* Begin Data segment *

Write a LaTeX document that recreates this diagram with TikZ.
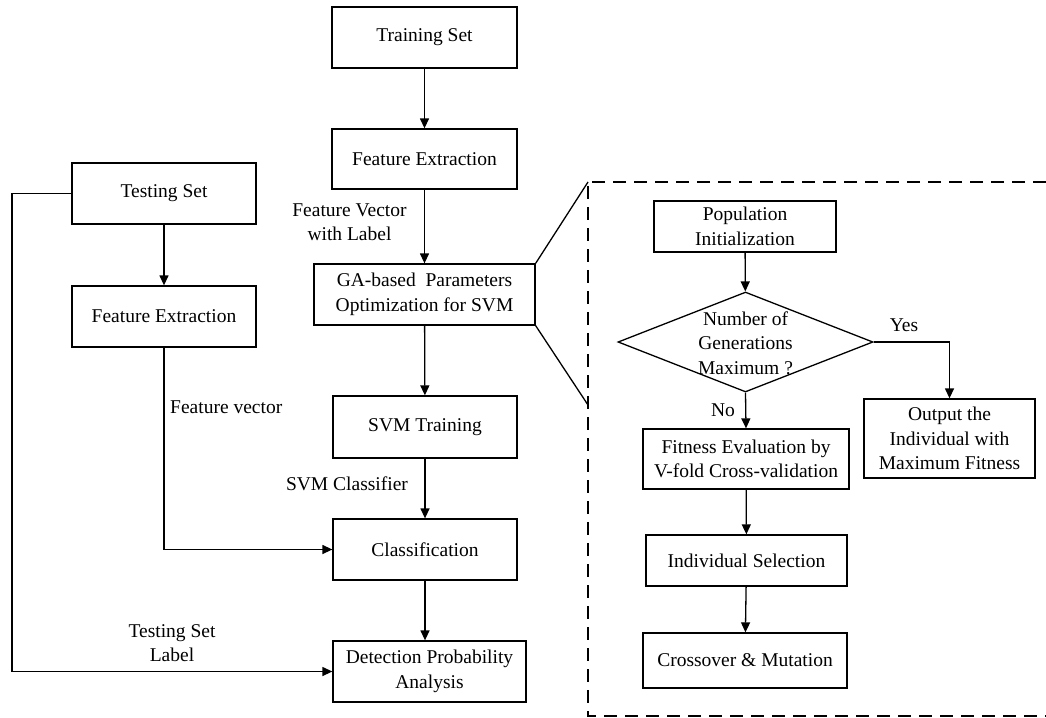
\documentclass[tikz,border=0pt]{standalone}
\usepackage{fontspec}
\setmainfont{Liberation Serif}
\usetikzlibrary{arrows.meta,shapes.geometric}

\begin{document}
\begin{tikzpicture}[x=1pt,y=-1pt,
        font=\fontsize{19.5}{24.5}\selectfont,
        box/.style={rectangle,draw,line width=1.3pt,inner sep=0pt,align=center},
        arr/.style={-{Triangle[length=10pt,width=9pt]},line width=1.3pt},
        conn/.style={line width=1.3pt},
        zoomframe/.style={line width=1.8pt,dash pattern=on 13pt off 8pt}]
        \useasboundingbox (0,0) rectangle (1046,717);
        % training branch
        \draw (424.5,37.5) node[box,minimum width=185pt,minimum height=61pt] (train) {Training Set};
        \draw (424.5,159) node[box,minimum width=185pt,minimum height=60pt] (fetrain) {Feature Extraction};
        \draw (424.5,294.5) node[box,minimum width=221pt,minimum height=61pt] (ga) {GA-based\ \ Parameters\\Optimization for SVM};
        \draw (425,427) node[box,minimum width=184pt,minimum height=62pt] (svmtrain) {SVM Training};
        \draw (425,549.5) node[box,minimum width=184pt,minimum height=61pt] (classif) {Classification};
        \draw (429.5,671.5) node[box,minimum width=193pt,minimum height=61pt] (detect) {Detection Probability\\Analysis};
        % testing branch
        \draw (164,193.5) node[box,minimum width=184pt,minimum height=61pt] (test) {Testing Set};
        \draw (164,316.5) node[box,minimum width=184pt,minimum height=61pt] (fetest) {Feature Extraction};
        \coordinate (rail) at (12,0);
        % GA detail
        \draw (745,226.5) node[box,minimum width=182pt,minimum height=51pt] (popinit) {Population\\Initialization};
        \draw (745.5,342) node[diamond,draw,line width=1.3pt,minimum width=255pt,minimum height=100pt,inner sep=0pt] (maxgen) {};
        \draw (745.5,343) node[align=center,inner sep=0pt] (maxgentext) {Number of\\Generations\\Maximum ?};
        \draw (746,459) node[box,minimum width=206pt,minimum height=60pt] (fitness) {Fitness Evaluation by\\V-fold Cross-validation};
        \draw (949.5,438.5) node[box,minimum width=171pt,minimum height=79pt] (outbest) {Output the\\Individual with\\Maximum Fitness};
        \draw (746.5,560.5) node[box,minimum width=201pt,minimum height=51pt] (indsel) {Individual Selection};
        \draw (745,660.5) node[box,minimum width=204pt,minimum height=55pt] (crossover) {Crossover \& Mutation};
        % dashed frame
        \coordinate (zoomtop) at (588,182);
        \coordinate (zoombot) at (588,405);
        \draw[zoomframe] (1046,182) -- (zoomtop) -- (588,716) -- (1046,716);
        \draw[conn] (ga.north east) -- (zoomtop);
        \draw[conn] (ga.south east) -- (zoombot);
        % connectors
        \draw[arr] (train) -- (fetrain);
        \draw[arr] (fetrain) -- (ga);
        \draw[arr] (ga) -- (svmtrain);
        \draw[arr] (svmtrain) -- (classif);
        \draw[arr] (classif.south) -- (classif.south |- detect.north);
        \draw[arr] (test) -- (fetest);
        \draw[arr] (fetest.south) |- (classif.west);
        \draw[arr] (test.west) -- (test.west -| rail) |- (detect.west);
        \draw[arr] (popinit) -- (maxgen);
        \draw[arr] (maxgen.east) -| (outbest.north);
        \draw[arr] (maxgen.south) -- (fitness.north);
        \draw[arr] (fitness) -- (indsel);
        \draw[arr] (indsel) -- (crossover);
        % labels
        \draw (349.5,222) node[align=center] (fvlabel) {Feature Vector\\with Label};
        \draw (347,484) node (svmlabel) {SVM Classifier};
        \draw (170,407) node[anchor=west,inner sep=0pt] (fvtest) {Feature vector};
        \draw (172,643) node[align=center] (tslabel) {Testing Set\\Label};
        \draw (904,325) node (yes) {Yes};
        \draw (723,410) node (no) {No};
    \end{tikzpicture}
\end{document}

* End Data segment *

## What this task involves
Restate the data above word for word. Do not include the images.

## Complete response
Write a LaTeX document that recreates this diagram with TikZ.
\documentclass[tikz,border=0pt]{standalone}
\usepackage{fontspec}
\setmainfont{Liberation Serif}
\usetikzlibrary{arrows.meta,shapes.geometric}

\begin{document}
\begin{tikzpicture}[x=1pt,y=-1pt,
        font=\fontsize{19.5}{24.5}\selectfont,
        box/.style={rectangle,draw,line width=1.3pt,inner sep=0pt,align=center},
        arr/.style={-{Triangle[length=10pt,width=9pt]},line width=1.3pt},
        conn/.style={line width=1.3pt},
        zoomframe/.style={line width=1.8pt,dash pattern=on 13pt off 8pt}]
        \useasboundingbox (0,0) rectangle (1046,717);
        % training branch
        \draw (424.5,37.5) node[box,minimum width=185pt,minimum height=61pt] (train) {Training Set};
        \draw (424.5,159) node[box,minimum width=185pt,minimum height=60pt] (fetrain) {Feature Extraction};
        \draw (424.5,294.5) node[box,minimum width=221pt,minimum height=61pt] (ga) {GA-based\ \ Parameters\\Optimization for SVM};
        \draw (425,427) node[box,minimum width=184pt,minimum height=62pt] (svmtrain) {SVM Training};
        \draw (425,549.5) node[box,minimum width=184pt,minimum height=61pt] (classif) {Classification};
        \draw (429.5,671.5) node[box,minimum width=193pt,minimum height=61pt] (detect) {Detection Probability\\Analysis};
        % testing branch
        \draw (164,193.5) node[box,minimum width=184pt,minimum height=61pt] (test) {Testing Set};
        \draw (164,316.5) node[box,minimum width=184pt,minimum height=61pt] (fetest) {Feature Extraction};
        \coordinate (rail) at (12,0);
        % GA detail
        \draw (745,226.5) node[box,minimum width=182pt,minimum height=51pt] (popinit) {Population\\Initialization};
        \draw (745.5,342) node[diamond,draw,line width=1.3pt,minimum width=255pt,minimum height=100pt,inner sep=0pt] (maxgen) {};
        \draw (745.5,343) node[align=center,inner sep=0pt] (maxgentext) {Number of\\Generations\\Maximum ?};
        \draw (746,459) node[box,minimum width=206pt,minimum height=60pt] (fitness) {Fitness Evaluation by\\V-fold Cross-validation};
        \draw (949.5,438.5) node[box,minimum width=171pt,minimum height=79pt] (outbest) {Output the\\Individual with\\Maximum Fitness};
        \draw (746.5,560.5) node[box,minimum width=201pt,minimum height=51pt] (indsel) {Individual Selection};
        \draw (745,660.5) node[box,minimum width=204pt,minimum height=55pt] (crossover) {Crossover \& Mutation};
        % dashed frame
        \coordinate (zoomtop) at (588,182);
        \coordinate (zoombot) at (588,405);
        \draw[zoomframe] (1046,182) -- (zoomtop) -- (588,716) -- (1046,716);
        \draw[conn] (ga.north east) -- (zoomtop);
        \draw[conn] (ga.south east) -- (zoombot);
        % connectors
        \draw[arr] (train) -- (fetrain);
        \draw[arr] (fetrain) -- (ga);
        \draw[arr] (ga) -- (svmtrain);
        \draw[arr] (svmtrain) -- (classif);
        \draw[arr] (classif.south) -- (classif.south |- detect.north);
        \draw[arr] (test) -- (fetest);
        \draw[arr] (fetest.south) |- (classif.west);
        \draw[arr] (test.west) -- (test.west -| rail) |- (detect.west);
        \draw[arr] (popinit) -- (maxgen);
        \draw[arr] (maxgen.east) -| (outbest.north);
        \draw[arr] (maxgen.south) -- (fitness.north);
        \draw[arr] (fitness) -- (indsel);
        \draw[arr] (indsel) -- (crossover);
        % labels
        \draw (349.5,222) node[align=center] (fvlabel) {Feature Vector\\with Label};
        \draw (347,484) node (svmlabel) {SVM Classifier};
        \draw (170,407) node[anchor=west,inner sep=0pt] (fvtest) {Feature vector};
        \draw (172,643) node[align=center] (tslabel) {Testing Set\\Label};
        \draw (904,325) node (yes) {Yes};
        \draw (723,410) node (no) {No};
    \end{tikzpicture}
\end{document}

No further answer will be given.